§ **Exercise instructions**: Set down word for word the lines running from the line with "Clone this chart in matplotlib." to the line with "plt.rcParams['font.family'] = ['Liberation", ends included. Skip every picture.

§ **Data section**:
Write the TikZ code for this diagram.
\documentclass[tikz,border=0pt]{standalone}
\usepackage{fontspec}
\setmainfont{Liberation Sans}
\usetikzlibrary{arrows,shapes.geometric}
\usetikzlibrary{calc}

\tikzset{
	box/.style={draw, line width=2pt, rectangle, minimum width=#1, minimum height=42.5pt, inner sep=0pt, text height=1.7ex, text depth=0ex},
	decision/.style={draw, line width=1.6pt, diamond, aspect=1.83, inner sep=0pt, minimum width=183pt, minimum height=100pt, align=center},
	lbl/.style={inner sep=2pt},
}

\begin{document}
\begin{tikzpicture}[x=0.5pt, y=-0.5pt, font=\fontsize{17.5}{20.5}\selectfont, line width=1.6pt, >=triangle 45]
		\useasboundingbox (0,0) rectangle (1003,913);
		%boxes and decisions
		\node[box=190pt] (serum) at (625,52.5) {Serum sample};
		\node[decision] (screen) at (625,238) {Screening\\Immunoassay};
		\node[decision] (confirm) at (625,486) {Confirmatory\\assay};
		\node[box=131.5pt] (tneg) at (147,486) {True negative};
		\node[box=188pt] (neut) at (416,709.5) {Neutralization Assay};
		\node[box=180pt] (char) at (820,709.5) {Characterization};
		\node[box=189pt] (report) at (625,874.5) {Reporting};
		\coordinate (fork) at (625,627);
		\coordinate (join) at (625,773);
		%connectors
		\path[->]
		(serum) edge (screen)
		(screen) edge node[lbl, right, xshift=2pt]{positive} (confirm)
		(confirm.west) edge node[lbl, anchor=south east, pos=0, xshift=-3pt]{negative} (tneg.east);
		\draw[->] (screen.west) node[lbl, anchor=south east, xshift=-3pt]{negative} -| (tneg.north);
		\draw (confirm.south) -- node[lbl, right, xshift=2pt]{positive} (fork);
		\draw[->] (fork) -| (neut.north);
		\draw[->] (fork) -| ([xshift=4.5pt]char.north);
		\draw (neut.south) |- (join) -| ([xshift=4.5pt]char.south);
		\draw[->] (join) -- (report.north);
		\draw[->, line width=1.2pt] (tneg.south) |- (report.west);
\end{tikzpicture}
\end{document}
...
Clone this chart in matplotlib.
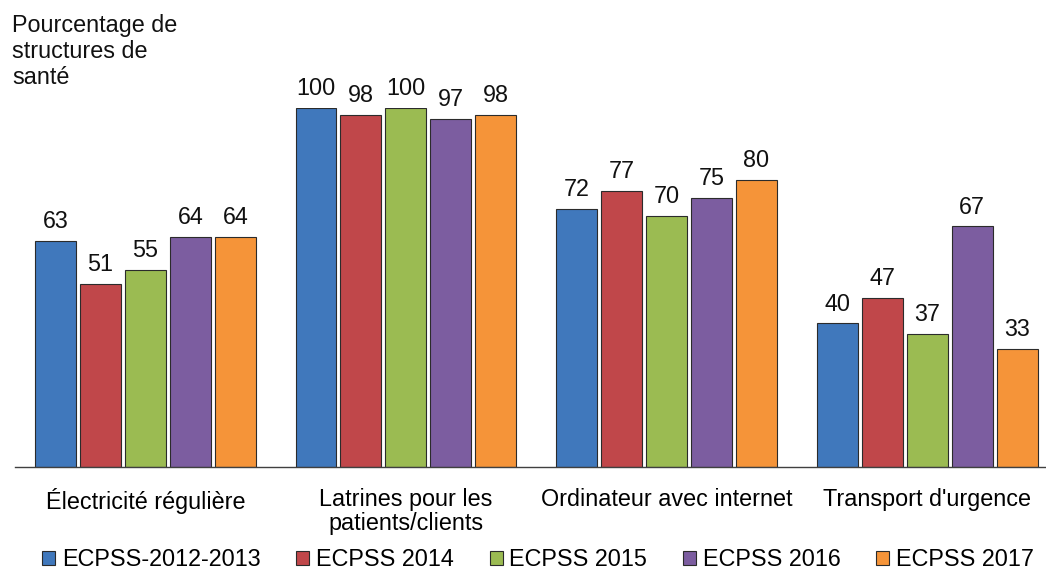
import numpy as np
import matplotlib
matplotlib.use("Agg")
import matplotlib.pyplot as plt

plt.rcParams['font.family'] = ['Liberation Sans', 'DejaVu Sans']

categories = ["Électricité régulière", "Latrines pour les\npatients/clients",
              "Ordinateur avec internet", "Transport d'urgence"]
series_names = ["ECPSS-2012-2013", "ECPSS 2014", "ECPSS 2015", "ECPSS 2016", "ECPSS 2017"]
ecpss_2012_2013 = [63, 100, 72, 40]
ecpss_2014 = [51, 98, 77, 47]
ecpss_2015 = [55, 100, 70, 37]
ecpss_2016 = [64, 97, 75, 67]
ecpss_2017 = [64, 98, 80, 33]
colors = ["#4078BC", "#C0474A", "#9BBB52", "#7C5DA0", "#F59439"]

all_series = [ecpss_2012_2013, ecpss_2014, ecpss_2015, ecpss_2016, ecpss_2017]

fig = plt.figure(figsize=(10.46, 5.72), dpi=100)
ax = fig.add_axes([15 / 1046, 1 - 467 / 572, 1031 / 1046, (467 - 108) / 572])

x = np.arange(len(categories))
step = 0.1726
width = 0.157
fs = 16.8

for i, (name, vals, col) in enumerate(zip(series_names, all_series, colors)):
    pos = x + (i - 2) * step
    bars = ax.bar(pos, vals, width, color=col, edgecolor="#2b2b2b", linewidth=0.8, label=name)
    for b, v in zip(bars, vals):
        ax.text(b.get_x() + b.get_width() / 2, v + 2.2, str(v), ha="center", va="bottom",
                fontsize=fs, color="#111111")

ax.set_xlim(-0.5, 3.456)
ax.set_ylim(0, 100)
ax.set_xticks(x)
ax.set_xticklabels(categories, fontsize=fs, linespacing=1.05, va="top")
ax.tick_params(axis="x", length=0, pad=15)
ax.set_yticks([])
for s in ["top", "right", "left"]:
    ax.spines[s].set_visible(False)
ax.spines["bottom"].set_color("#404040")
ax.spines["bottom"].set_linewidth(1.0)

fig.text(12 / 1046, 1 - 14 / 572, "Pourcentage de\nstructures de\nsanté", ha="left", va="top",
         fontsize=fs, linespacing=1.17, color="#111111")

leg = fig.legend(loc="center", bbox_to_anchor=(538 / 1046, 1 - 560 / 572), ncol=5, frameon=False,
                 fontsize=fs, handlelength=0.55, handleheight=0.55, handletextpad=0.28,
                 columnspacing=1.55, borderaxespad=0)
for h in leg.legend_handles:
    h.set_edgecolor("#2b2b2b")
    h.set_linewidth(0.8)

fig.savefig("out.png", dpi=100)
* * *
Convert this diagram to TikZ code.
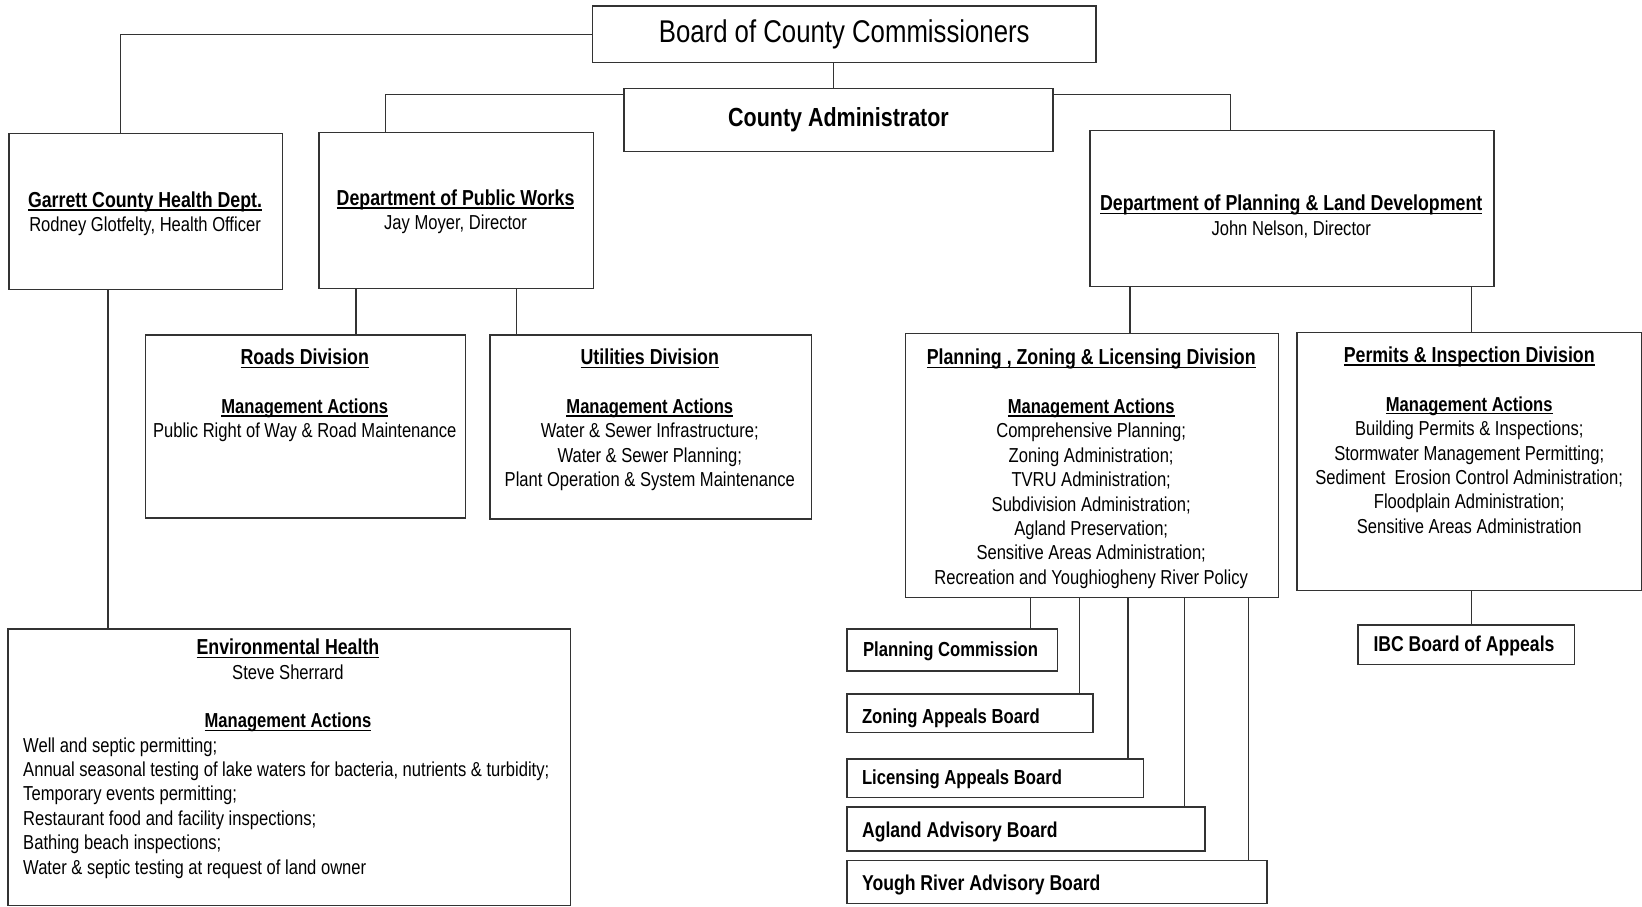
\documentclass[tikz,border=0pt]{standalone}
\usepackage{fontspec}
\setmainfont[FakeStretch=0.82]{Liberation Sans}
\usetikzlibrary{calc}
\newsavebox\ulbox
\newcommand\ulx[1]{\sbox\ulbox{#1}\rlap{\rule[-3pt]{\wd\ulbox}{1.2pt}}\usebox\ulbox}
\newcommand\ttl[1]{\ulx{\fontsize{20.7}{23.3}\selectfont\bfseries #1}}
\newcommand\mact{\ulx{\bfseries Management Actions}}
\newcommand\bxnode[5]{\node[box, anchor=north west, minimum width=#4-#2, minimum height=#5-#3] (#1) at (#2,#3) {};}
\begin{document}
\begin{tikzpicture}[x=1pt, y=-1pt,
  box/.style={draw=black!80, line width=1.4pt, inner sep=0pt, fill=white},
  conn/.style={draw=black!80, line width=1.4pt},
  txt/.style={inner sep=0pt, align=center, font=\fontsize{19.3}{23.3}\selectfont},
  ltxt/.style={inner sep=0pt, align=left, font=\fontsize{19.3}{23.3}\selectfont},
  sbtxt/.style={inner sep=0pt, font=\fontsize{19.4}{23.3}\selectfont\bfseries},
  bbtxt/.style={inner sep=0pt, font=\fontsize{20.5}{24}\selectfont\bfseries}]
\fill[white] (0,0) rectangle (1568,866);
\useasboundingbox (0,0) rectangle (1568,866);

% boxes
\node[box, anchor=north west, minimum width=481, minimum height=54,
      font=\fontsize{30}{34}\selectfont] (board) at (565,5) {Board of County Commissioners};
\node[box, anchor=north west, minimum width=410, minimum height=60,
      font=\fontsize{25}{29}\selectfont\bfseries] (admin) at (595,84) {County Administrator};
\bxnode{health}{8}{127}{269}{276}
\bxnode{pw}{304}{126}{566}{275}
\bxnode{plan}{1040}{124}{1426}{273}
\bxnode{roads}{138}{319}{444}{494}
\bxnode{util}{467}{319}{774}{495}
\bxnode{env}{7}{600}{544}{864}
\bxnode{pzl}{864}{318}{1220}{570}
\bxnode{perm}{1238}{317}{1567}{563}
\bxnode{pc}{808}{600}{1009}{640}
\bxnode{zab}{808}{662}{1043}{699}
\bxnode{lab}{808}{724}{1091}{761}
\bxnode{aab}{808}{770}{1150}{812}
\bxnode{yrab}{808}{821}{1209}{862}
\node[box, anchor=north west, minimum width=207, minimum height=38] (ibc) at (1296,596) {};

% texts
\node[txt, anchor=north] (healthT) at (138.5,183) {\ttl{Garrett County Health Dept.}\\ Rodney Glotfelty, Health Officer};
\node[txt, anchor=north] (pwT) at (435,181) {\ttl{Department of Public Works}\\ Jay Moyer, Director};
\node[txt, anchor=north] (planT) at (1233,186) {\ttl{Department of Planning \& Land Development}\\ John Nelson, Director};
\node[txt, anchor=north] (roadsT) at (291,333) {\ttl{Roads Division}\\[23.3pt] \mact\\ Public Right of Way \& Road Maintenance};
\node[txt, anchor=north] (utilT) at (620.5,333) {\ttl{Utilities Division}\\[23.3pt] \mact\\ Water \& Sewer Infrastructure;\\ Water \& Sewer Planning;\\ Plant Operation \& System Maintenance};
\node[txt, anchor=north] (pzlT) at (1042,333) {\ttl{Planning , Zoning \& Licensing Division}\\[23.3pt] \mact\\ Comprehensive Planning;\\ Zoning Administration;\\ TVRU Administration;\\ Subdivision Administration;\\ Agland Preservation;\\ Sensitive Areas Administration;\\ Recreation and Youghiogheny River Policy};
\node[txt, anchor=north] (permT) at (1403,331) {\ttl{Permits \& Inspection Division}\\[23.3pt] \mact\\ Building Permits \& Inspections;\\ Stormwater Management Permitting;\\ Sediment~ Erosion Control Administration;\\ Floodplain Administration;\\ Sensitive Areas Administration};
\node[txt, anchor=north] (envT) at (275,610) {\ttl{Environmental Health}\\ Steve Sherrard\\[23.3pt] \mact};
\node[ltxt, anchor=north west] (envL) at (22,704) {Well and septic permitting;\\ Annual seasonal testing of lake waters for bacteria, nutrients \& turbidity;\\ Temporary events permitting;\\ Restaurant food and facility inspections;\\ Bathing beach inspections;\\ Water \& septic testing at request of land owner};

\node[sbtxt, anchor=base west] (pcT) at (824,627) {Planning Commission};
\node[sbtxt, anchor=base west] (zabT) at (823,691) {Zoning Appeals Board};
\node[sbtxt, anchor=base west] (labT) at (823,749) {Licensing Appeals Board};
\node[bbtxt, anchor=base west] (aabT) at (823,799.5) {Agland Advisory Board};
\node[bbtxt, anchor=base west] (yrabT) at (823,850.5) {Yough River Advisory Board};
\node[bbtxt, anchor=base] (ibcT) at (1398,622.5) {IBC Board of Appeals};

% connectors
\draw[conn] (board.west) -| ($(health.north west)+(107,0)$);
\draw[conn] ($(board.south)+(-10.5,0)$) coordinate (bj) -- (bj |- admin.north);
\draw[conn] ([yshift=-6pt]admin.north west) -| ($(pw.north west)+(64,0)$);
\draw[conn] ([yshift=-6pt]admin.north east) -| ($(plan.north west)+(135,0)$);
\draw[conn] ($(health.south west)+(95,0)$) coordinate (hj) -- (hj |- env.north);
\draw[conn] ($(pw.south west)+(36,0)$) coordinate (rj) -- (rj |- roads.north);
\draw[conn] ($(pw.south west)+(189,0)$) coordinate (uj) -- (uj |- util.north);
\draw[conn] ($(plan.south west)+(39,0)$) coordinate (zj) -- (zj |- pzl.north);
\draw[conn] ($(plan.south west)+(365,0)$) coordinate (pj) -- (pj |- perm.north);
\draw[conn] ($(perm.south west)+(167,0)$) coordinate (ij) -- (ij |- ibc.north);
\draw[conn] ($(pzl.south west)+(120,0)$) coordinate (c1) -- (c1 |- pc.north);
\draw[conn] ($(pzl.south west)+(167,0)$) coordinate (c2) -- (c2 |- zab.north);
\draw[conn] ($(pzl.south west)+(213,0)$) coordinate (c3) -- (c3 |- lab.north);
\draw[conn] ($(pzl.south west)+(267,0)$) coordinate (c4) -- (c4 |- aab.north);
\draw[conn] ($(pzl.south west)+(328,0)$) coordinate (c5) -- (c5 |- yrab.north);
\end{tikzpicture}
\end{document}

§ **Response to this task**:
Clone this chart in matplotlib.
import numpy as np
import matplotlib
matplotlib.use("Agg")
import matplotlib.pyplot as plt

plt.rcParams['font.family'] = ['Liberation Sans', 'DejaVu Sans']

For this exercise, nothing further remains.